Task statement: Which lines below hold the word "with"? Report each one.

Given entries:
######
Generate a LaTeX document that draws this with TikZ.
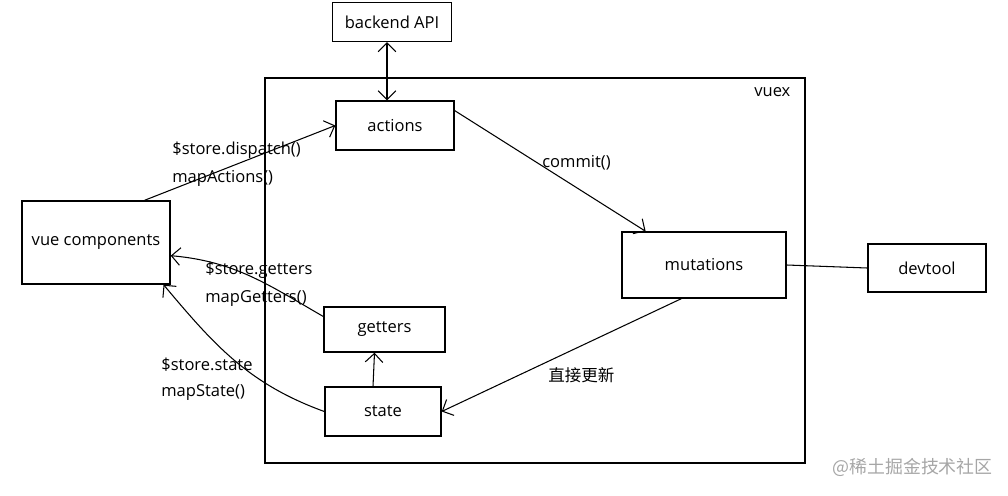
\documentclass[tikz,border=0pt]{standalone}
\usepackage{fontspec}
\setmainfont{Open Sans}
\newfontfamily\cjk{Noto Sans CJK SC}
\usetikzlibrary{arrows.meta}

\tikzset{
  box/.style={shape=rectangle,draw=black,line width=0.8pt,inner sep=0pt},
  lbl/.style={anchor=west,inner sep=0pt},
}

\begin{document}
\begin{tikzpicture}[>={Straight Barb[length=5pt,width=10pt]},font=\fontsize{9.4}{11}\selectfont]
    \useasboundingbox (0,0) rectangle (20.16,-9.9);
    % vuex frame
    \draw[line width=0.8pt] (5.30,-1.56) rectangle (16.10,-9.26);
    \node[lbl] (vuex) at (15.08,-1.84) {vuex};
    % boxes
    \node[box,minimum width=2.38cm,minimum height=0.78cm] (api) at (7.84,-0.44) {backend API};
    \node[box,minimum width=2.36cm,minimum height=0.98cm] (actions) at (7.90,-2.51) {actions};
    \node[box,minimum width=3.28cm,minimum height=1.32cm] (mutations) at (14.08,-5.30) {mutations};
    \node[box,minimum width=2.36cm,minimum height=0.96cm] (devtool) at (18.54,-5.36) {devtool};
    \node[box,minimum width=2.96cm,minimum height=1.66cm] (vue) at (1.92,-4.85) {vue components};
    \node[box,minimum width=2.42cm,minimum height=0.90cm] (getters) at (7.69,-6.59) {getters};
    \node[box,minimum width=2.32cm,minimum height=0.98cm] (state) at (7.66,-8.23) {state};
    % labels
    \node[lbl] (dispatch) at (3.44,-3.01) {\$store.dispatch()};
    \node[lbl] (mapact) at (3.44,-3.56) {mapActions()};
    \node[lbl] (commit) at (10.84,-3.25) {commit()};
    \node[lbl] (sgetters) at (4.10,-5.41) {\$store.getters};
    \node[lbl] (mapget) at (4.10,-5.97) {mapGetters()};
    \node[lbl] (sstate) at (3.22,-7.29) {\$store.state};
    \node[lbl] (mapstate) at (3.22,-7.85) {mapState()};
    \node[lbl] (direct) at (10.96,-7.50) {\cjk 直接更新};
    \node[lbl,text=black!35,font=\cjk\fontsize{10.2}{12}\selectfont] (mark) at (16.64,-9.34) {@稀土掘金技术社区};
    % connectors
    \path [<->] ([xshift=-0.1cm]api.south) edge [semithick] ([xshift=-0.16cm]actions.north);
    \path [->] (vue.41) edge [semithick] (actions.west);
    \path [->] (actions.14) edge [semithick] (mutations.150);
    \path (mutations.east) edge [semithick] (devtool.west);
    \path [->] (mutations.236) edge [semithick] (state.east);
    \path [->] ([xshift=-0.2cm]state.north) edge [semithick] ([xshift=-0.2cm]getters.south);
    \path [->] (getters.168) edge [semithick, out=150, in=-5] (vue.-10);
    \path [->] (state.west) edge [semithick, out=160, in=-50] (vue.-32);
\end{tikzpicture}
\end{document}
######
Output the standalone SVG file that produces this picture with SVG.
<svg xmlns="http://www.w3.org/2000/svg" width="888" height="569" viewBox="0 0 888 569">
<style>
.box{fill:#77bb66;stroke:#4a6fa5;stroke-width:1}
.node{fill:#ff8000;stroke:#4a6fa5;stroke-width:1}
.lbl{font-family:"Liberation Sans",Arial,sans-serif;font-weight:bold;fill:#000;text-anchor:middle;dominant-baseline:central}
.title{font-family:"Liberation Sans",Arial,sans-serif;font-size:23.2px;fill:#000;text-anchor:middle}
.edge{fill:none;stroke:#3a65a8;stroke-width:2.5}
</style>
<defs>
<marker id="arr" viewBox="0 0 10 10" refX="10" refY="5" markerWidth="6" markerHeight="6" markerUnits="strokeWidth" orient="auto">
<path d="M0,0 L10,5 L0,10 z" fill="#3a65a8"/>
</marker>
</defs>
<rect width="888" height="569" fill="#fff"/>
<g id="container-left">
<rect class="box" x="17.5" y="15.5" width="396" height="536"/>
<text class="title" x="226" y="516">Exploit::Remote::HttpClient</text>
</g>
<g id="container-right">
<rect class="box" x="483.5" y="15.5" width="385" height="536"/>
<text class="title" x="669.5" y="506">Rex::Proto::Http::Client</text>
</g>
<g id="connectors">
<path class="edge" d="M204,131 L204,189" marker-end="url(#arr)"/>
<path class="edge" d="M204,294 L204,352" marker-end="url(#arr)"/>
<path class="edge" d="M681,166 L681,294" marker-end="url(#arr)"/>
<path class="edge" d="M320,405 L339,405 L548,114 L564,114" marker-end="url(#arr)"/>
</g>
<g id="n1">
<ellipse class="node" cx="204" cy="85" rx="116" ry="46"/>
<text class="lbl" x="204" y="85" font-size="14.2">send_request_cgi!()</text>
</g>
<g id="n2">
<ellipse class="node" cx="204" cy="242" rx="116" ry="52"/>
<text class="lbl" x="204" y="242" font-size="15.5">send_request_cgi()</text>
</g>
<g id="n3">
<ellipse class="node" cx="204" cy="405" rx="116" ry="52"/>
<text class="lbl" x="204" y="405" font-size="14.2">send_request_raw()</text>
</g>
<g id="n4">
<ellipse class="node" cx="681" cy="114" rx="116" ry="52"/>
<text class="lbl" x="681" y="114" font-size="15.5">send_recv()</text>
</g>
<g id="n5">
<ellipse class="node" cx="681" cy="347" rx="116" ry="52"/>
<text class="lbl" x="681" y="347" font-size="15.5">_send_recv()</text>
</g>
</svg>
######
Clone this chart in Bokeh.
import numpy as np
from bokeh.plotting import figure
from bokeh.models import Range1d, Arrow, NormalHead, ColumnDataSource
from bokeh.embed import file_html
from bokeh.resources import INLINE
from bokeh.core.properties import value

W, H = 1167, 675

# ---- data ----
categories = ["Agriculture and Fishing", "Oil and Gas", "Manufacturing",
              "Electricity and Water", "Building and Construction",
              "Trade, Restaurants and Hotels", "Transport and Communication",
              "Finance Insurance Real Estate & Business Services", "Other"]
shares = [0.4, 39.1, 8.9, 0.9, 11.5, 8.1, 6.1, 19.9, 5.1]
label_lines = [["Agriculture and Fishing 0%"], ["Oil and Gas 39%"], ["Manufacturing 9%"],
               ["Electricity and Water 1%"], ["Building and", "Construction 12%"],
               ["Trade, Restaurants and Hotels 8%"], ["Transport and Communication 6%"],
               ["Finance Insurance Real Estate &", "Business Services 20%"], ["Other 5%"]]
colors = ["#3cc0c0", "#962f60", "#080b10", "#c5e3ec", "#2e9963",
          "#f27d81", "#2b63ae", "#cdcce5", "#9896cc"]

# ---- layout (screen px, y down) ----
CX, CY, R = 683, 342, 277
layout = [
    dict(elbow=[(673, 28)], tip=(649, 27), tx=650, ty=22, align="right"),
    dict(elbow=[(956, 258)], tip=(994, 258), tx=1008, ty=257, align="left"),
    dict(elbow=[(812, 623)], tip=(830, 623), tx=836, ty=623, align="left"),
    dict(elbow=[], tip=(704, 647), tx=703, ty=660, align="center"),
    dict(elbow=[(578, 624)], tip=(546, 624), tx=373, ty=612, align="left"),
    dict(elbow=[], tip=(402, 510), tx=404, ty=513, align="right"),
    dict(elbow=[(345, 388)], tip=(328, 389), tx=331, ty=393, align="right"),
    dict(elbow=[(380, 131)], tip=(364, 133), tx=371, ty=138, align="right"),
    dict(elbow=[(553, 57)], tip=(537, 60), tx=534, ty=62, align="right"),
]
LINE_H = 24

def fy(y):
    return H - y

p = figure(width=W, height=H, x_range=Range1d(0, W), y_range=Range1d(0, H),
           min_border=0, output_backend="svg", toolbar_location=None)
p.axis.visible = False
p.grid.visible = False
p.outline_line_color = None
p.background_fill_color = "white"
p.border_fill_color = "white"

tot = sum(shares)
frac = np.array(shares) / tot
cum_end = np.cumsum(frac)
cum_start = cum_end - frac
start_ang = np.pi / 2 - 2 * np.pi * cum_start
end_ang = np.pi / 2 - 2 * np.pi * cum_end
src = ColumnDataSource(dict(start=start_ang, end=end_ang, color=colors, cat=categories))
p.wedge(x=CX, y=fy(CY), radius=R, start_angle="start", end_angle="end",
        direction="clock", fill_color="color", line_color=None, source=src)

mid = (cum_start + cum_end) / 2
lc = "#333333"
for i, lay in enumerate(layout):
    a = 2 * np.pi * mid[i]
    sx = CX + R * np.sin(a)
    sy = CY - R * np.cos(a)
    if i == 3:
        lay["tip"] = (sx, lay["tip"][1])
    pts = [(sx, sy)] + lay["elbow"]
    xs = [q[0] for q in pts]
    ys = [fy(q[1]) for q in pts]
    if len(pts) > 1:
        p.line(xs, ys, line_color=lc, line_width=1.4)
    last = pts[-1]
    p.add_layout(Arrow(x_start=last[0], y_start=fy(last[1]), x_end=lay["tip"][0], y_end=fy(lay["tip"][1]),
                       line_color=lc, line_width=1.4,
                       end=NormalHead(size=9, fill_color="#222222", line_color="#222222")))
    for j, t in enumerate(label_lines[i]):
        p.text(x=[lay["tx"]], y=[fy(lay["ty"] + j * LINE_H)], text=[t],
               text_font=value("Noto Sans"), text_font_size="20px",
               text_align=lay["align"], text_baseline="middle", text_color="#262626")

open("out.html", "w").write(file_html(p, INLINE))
######
Output for this exercise:
Generate a LaTeX document that draws this with TikZ.
Output the standalone SVG file that produces this picture with SVG.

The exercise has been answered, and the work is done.